Видимо, следует вспомнить, что в упоминавшемся космогоническом мифе о борьбе пигмеев с журавлями последние предстают именно в образе хищной птицей. Имя прародительницы пигмеев Герании восходит к индоевр. корню -ger. В данной связи рассматривается и название знаменитого скифского Герроса (Трубачев О. Н., 1987). Аналогичное происхождение имеет и осетинское название журавля. Собственно, и само имя Дзерассы, возводимое к dzera - «хищная птица» (Bailey H. W., 2003), раскрывает ее первоначальный облик.

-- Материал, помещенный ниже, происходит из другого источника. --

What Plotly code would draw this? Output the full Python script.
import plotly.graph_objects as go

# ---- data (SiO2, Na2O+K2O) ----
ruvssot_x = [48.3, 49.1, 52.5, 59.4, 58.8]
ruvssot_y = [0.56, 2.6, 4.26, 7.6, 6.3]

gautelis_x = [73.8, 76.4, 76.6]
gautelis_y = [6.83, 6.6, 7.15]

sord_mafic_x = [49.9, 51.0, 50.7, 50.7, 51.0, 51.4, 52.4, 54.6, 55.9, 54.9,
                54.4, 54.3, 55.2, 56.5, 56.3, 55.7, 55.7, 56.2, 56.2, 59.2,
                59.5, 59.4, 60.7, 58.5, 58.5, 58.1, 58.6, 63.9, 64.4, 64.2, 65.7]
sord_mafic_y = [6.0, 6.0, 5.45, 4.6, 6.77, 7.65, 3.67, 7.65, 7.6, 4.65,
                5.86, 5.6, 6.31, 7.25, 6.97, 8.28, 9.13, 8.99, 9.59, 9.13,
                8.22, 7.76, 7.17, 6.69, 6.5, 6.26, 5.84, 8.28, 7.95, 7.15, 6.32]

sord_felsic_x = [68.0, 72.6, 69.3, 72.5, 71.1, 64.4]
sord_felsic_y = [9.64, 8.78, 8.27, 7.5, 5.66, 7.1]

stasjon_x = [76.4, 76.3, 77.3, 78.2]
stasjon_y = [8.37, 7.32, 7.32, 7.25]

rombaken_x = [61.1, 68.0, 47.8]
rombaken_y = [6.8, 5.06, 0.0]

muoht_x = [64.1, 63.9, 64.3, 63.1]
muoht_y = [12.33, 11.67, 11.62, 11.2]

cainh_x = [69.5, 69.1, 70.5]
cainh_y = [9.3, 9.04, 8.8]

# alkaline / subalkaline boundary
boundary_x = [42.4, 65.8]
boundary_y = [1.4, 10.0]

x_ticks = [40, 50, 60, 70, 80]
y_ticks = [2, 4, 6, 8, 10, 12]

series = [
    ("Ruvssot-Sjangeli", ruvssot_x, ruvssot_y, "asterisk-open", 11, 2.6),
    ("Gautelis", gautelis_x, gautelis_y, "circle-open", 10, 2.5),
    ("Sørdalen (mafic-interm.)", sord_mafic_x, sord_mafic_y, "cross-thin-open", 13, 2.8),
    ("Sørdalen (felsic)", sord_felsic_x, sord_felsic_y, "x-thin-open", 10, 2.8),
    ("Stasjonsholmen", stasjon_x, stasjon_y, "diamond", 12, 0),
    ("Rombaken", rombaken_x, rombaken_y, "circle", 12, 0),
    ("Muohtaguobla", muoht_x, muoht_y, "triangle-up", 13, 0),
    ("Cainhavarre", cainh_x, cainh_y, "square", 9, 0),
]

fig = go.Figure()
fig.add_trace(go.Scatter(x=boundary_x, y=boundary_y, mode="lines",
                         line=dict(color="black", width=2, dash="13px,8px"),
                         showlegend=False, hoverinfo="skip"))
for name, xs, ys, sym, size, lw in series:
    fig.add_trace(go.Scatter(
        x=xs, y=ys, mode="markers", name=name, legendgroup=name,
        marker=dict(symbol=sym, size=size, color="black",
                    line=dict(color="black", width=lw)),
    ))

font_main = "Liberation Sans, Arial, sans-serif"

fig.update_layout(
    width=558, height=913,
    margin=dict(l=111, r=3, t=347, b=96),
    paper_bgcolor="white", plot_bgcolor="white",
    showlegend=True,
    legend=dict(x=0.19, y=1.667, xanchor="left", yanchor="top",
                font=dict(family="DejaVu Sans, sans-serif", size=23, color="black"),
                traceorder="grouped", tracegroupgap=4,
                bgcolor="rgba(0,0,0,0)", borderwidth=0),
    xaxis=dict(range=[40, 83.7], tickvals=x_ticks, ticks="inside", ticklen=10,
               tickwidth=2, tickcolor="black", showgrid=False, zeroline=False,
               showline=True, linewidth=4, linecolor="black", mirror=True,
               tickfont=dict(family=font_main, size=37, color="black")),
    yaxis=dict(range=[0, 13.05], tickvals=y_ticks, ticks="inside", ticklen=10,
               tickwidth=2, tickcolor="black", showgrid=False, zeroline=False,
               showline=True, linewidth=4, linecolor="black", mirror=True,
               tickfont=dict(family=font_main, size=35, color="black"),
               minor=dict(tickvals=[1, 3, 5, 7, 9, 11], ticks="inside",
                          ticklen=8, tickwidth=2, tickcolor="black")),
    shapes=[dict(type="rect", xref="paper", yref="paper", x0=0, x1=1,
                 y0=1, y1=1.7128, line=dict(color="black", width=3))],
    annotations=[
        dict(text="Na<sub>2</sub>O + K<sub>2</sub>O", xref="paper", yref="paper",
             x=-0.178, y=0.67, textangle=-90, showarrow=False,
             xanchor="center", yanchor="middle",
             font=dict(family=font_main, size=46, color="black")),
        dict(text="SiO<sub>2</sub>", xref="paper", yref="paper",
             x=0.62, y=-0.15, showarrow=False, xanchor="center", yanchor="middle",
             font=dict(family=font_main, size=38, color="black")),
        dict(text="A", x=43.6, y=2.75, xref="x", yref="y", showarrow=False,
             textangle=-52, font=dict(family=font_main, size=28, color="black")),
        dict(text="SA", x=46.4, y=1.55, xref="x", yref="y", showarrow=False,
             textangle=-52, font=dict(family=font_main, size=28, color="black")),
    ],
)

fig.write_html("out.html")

Таким образом, мы приближаемся к раскрытию образа птицы на косикской пиксиде, которую предположительно считают цаплей, пеликаном или грифоном (Двор-ниченко В. В., Федоров-Давыдов Г. А., 1993; Раев Б. А., 2012). Учитывая этот хищный и опасный образ волшебной птицы, можно понять, почему герой использует стрелу с ярусным, боевым наконечником.

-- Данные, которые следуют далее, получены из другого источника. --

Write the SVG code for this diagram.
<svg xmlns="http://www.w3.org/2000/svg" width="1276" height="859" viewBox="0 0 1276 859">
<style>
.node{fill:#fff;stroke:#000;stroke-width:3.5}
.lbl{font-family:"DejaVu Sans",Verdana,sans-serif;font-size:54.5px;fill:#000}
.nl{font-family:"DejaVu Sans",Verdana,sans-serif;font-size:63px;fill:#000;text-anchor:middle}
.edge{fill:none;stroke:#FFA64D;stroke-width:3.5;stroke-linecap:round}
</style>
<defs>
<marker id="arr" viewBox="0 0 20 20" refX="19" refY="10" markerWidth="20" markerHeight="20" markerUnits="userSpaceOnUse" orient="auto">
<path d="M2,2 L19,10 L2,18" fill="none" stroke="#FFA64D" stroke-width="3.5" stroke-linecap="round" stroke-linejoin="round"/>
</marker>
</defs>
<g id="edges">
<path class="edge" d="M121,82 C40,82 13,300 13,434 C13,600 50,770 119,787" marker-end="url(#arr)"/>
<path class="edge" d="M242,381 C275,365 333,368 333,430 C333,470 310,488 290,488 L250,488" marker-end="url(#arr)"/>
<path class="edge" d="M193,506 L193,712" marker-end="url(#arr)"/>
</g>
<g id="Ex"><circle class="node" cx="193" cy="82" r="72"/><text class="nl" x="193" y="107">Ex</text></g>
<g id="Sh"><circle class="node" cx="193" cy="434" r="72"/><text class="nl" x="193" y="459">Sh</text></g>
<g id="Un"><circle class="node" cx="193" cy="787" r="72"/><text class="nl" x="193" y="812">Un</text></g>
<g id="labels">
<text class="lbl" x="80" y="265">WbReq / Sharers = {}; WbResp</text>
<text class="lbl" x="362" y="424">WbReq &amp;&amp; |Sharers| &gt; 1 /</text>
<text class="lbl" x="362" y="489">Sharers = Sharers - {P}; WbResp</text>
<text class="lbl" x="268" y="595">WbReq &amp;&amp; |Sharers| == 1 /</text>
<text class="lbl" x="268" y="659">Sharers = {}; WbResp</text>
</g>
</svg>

Одновременно с изображением хищной птицы на пиксиде изображается и водоплавающая птица. В осетинском фольклоре отмечается и древний космогонический сюжет, сравнимый с хакасским мифом и сюжетом из «Калевалы», в котором главную роль играет утка (Боргояков М. И., 1984). Его истоки ищут в прафинно-угорском мифе (Наполь-ских В. В., 1990.). Вместе с тем, изображения водоплавающих птиц неоднократно встречается в скифском искусстве, что связывают с аналогичным мифом миротворения в индоиранской религиозной традиции, в которой противопоставляются образы хищной птицы, олицетворяющей мир богов, и водоплавающей птицы, олицетворяющей «телесный, смертный мир». В таком качестве водоплавающая птица могла служить символом скифского прародителя Таргитая-Геракла (Раевский Д. С., 1977.). Данное толкование может быть приложимо и к изображениям на косик-ской пиксиде (Трейстер М. Ю., 1994.).

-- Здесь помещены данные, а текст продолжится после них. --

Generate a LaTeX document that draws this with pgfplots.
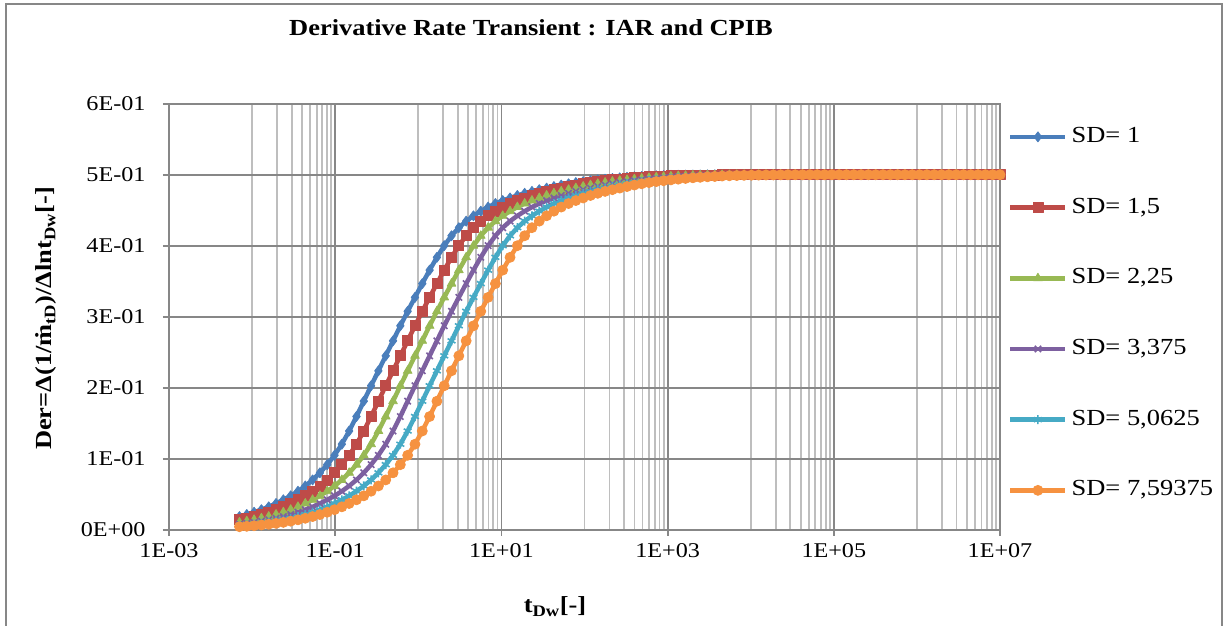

Изображенные на пиксиде птицы отличаются друг от друга только головами, что может указывать на единый образ персонажа. С учетом известной семантики водоплавающей птицы еще в скифской традиции вполне объяснимым становится тот факт, что именно такая птица изображена в момент вылета
из подводного царства и в «среднем мире» в момент ее ранения. Она становится добычей, а затем, как свидетельствуют материалы Нартов-ского эпоса осетин, супругой героя того мира. Изображения же двух первых хищных птиц на нижнем фризе могут раскрывать ее изначальный образ. Он может вновь проявляться в образе птицы, располагающейся за спиной ранившего ее лучника, образ которой завершает весь сюжет. Тогда он не только возвращает нас к восприятию исходного образа, но и указывает на продолжение сюжета.
Но он может указывать на него и в другом отмеченном направлении, касающемся отмеченного образа хищной птицы, на которой герой достигает входа подводного царства, а затем возвращается обратно вместе с супругой. «Горное окружение» этой хищной птицы, приносящей героев на морской остров соотносится с взаимосвязанными образами птицы и Мировой Горы, сохранившимися в осетинском эпосе, восходя к образам легендарных скифских грифонов, которые охраняли в горах золото (Дзиццойты Ю. А., 1992; Туаллагов А. А., 2001, 2011). Отметим, что образ грифона неоднократно представлен в материалах косикского погребения (фалары, наконечник парадного пояса, пектораль).
Обращает на себя внимание и манера стрельбы изображенного на пиксиде лучника. Он, развернув фронтально корпус, держит лук «скифского типа» в правой руке, а оттягивает тетиву левой рукой, причем, заведенной за спину. Такая «манера стрельбы» явно противопоставлена естественной манере стрельбы конного лучника на серебряном сосуде, чей корпус уже и не имеет такого фронтального разворота, как на пиксиде. Предполагают, что на пиксиде изображена не сцена рядовой охоты, а какие-то ритуальные действия (Раев Б. А., 2012.). Такие ритуальные действия могли включаться в определенные религиозно-мифологические представления, посвящаться им и воспроизводить их. С учетом материалов осетинского эпоса в сюжете на пиксиде речь может идти о представлениях о священном браке первопредка и женского божества.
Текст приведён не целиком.